Output the full listing below exactly, without the pictures.
┌─ DATA
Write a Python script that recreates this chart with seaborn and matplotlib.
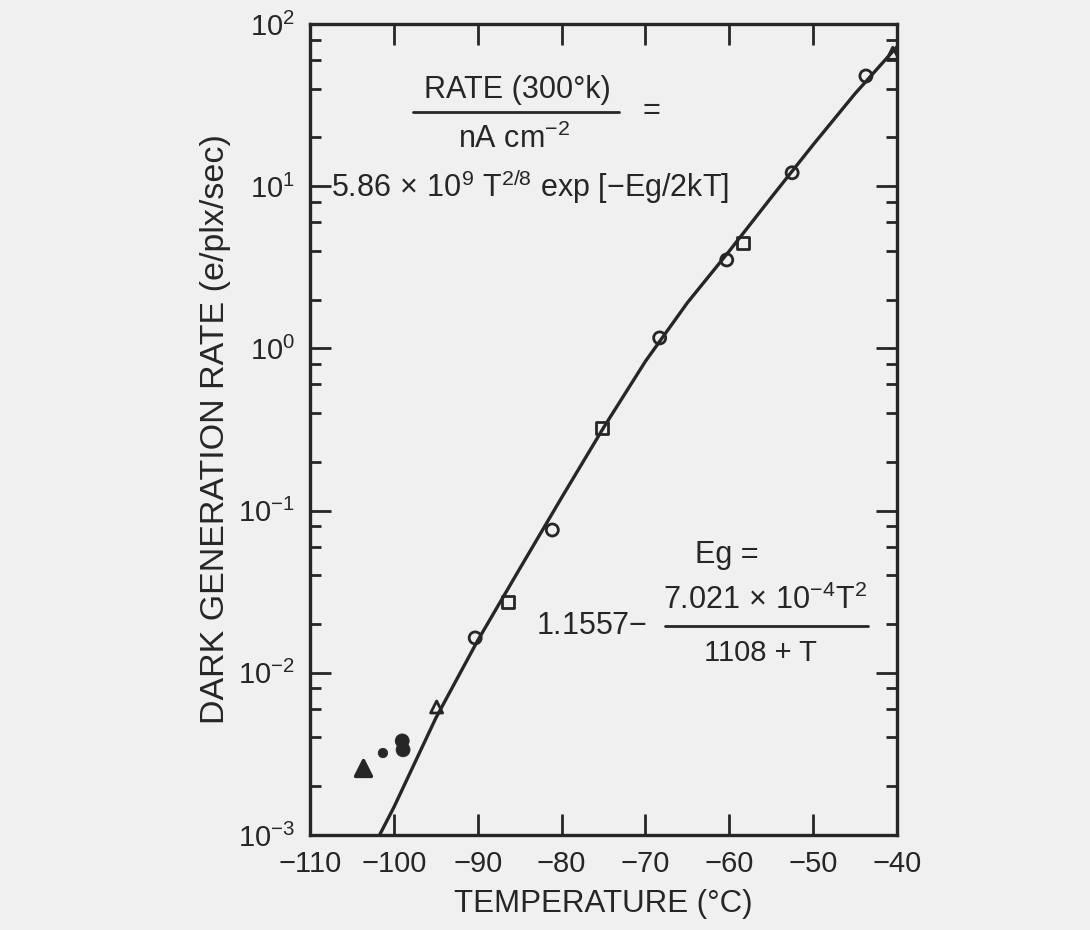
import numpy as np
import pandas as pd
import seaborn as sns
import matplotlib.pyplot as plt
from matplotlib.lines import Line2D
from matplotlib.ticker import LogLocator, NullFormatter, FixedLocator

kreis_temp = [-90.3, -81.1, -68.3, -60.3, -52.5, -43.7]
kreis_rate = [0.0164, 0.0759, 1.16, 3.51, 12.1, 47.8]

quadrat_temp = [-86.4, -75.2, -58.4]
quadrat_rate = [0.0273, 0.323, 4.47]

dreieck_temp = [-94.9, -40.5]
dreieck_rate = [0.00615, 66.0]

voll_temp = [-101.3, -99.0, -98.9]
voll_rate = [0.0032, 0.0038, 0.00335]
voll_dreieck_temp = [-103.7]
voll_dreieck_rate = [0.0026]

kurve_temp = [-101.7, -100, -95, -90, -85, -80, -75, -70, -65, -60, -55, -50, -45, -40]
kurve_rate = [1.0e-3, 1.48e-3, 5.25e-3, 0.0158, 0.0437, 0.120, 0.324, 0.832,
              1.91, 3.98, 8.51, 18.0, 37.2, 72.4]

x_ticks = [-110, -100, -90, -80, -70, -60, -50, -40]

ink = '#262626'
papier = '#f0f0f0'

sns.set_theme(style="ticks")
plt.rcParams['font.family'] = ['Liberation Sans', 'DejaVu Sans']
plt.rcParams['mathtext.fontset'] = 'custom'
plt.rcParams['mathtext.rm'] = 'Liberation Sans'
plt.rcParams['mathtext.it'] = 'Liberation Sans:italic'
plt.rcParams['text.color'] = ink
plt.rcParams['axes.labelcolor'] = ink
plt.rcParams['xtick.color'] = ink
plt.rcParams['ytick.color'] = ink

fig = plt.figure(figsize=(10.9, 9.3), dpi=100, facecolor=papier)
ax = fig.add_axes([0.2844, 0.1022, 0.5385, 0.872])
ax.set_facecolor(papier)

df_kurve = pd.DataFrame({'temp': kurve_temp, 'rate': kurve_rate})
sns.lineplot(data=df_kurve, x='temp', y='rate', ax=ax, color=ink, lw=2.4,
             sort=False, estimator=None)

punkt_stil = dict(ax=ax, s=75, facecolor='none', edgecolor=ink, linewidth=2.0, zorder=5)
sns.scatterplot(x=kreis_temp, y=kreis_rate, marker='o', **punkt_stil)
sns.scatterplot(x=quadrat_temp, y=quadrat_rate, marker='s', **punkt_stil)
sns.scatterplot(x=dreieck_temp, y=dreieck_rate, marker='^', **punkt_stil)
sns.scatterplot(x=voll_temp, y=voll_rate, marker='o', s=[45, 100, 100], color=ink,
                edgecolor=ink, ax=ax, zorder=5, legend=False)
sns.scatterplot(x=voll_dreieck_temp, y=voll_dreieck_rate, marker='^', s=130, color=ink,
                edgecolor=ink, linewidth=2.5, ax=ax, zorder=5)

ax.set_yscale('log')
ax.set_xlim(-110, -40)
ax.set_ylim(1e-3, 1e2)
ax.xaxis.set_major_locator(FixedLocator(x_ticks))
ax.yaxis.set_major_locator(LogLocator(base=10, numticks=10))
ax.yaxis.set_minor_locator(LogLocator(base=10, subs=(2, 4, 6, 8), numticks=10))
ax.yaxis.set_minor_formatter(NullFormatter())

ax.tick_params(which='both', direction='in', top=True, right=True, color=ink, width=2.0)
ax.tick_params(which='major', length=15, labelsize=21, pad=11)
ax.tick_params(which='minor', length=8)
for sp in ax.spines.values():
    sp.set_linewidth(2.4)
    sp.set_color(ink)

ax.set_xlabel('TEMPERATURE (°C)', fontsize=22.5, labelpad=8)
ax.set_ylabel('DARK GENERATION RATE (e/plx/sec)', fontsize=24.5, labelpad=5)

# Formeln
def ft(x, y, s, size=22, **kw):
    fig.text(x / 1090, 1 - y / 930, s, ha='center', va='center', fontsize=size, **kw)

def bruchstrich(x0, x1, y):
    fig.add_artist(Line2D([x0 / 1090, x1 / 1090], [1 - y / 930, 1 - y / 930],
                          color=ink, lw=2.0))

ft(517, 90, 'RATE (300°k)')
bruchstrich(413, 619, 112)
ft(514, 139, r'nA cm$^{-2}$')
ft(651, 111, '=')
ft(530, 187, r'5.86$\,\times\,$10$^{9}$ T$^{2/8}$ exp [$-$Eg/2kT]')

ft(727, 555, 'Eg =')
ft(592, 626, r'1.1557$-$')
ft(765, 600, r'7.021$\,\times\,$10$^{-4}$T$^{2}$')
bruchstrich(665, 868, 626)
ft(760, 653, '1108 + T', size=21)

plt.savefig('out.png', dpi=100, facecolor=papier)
└─
WRITTEN REPLY:
Write a Python script that recreates this chart with seaborn and matplotlib.
import numpy as np
import pandas as pd
import seaborn as sns
import matplotlib.pyplot as plt
from matplotlib.lines import Line2D
from matplotlib.ticker import LogLocator, NullFormatter, FixedLocator

kreis_temp = [-90.3, -81.1, -68.3, -60.3, -52.5, -43.7]
kreis_rate = [0.0164, 0.0759, 1.16, 3.51, 12.1, 47.8]

quadrat_temp = [-86.4, -75.2, -58.4]
quadrat_rate = [0.0273, 0.323, 4.47]

dreieck_temp = [-94.9, -40.5]
dreieck_rate = [0.00615, 66.0]

voll_temp = [-101.3, -99.0, -98.9]
voll_rate = [0.0032, 0.0038, 0.00335]
voll_dreieck_temp = [-103.7]
voll_dreieck_rate = [0.0026]

kurve_temp = [-101.7, -100, -95, -90, -85, -80, -75, -70, -65, -60, -55, -50, -45, -40]
kurve_rate = [1.0e-3, 1.48e-3, 5.25e-3, 0.0158, 0.0437, 0.120, 0.324, 0.832,
              1.91, 3.98, 8.51, 18.0, 37.2, 72.4]

x_ticks = [-110, -100, -90, -80, -70, -60, -50, -40]

ink = '#262626'
papier = '#f0f0f0'

sns.set_theme(style="ticks")
plt.rcParams['font.family'] = ['Liberation Sans', 'DejaVu Sans']
plt.rcParams['mathtext.fontset'] = 'custom'
plt.rcParams['mathtext.rm'] = 'Liberation Sans'
plt.rcParams['mathtext.it'] = 'Liberation Sans:italic'
plt.rcParams['text.color'] = ink
plt.rcParams['axes.labelcolor'] = ink
plt.rcParams['xtick.color'] = ink
plt.rcParams['ytick.color'] = ink

fig = plt.figure(figsize=(10.9, 9.3), dpi=100, facecolor=papier)
ax = fig.add_axes([0.2844, 0.1022, 0.5385, 0.872])
ax.set_facecolor(papier)

df_kurve = pd.DataFrame({'temp': kurve_temp, 'rate': kurve_rate})
sns.lineplot(data=df_kurve, x='temp', y='rate', ax=ax, color=ink, lw=2.4,
             sort=False, estimator=None)

punkt_stil = dict(ax=ax, s=75, facecolor='none', edgecolor=ink, linewidth=2.0, zorder=5)
sns.scatterplot(x=kreis_temp, y=kreis_rate, marker='o', **punkt_stil)
sns.scatterplot(x=quadrat_temp, y=quadrat_rate, marker='s', **punkt_stil)
sns.scatterplot(x=dreieck_temp, y=dreieck_rate, marker='^', **punkt_stil)
sns.scatterplot(x=voll_temp, y=voll_rate, marker='o', s=[45, 100, 100], color=ink,
                edgecolor=ink, ax=ax, zorder=5, legend=False)
sns.scatterplot(x=voll_dreieck_temp, y=voll_dreieck_rate, marker='^', s=130, color=ink,
                edgecolor=ink, linewidth=2.5, ax=ax, zorder=5)

ax.set_yscale('log')
ax.set_xlim(-110, -40)
ax.set_ylim(1e-3, 1e2)
ax.xaxis.set_major_locator(FixedLocator(x_ticks))
ax.yaxis.set_major_locator(LogLocator(base=10, numticks=10))
ax.yaxis.set_minor_locator(LogLocator(base=10, subs=(2, 4, 6, 8), numticks=10))
ax.yaxis.set_minor_formatter(NullFormatter())

ax.tick_params(which='both', direction='in', top=True, right=True, color=ink, width=2.0)
ax.tick_params(which='major', length=15, labelsize=21, pad=11)
ax.tick_params(which='minor', length=8)
for sp in ax.spines.values():
    sp.set_linewidth(2.4)
    sp.set_color(ink)

ax.set_xlabel('TEMPERATURE (°C)', fontsize=22.5, labelpad=8)
ax.set_ylabel('DARK GENERATION RATE (e/plx/sec)', fontsize=24.5, labelpad=5)

# Formeln
def ft(x, y, s, size=22, **kw):
    fig.text(x / 1090, 1 - y / 930, s, ha='center', va='center', fontsize=size, **kw)

def bruchstrich(x0, x1, y):
    fig.add_artist(Line2D([x0 / 1090, x1 / 1090], [1 - y / 930, 1 - y / 930],
                          color=ink, lw=2.0))

ft(517, 90, 'RATE (300°k)')
bruchstrich(413, 619, 112)
ft(514, 139, r'nA cm$^{-2}$')
ft(651, 111, '=')
ft(530, 187, r'5.86$\,\times\,$10$^{9}$ T$^{2/8}$ exp [$-$Eg/2kT]')

ft(727, 555, 'Eg =')
ft(592, 626, r'1.1557$-$')
ft(765, 600, r'7.021$\,\times\,$10$^{-4}$T$^{2}$')
bruchstrich(665, 868, 626)
ft(760, 653, '1108 + T', size=21)

plt.savefig('out.png', dpi=100, facecolor=papier)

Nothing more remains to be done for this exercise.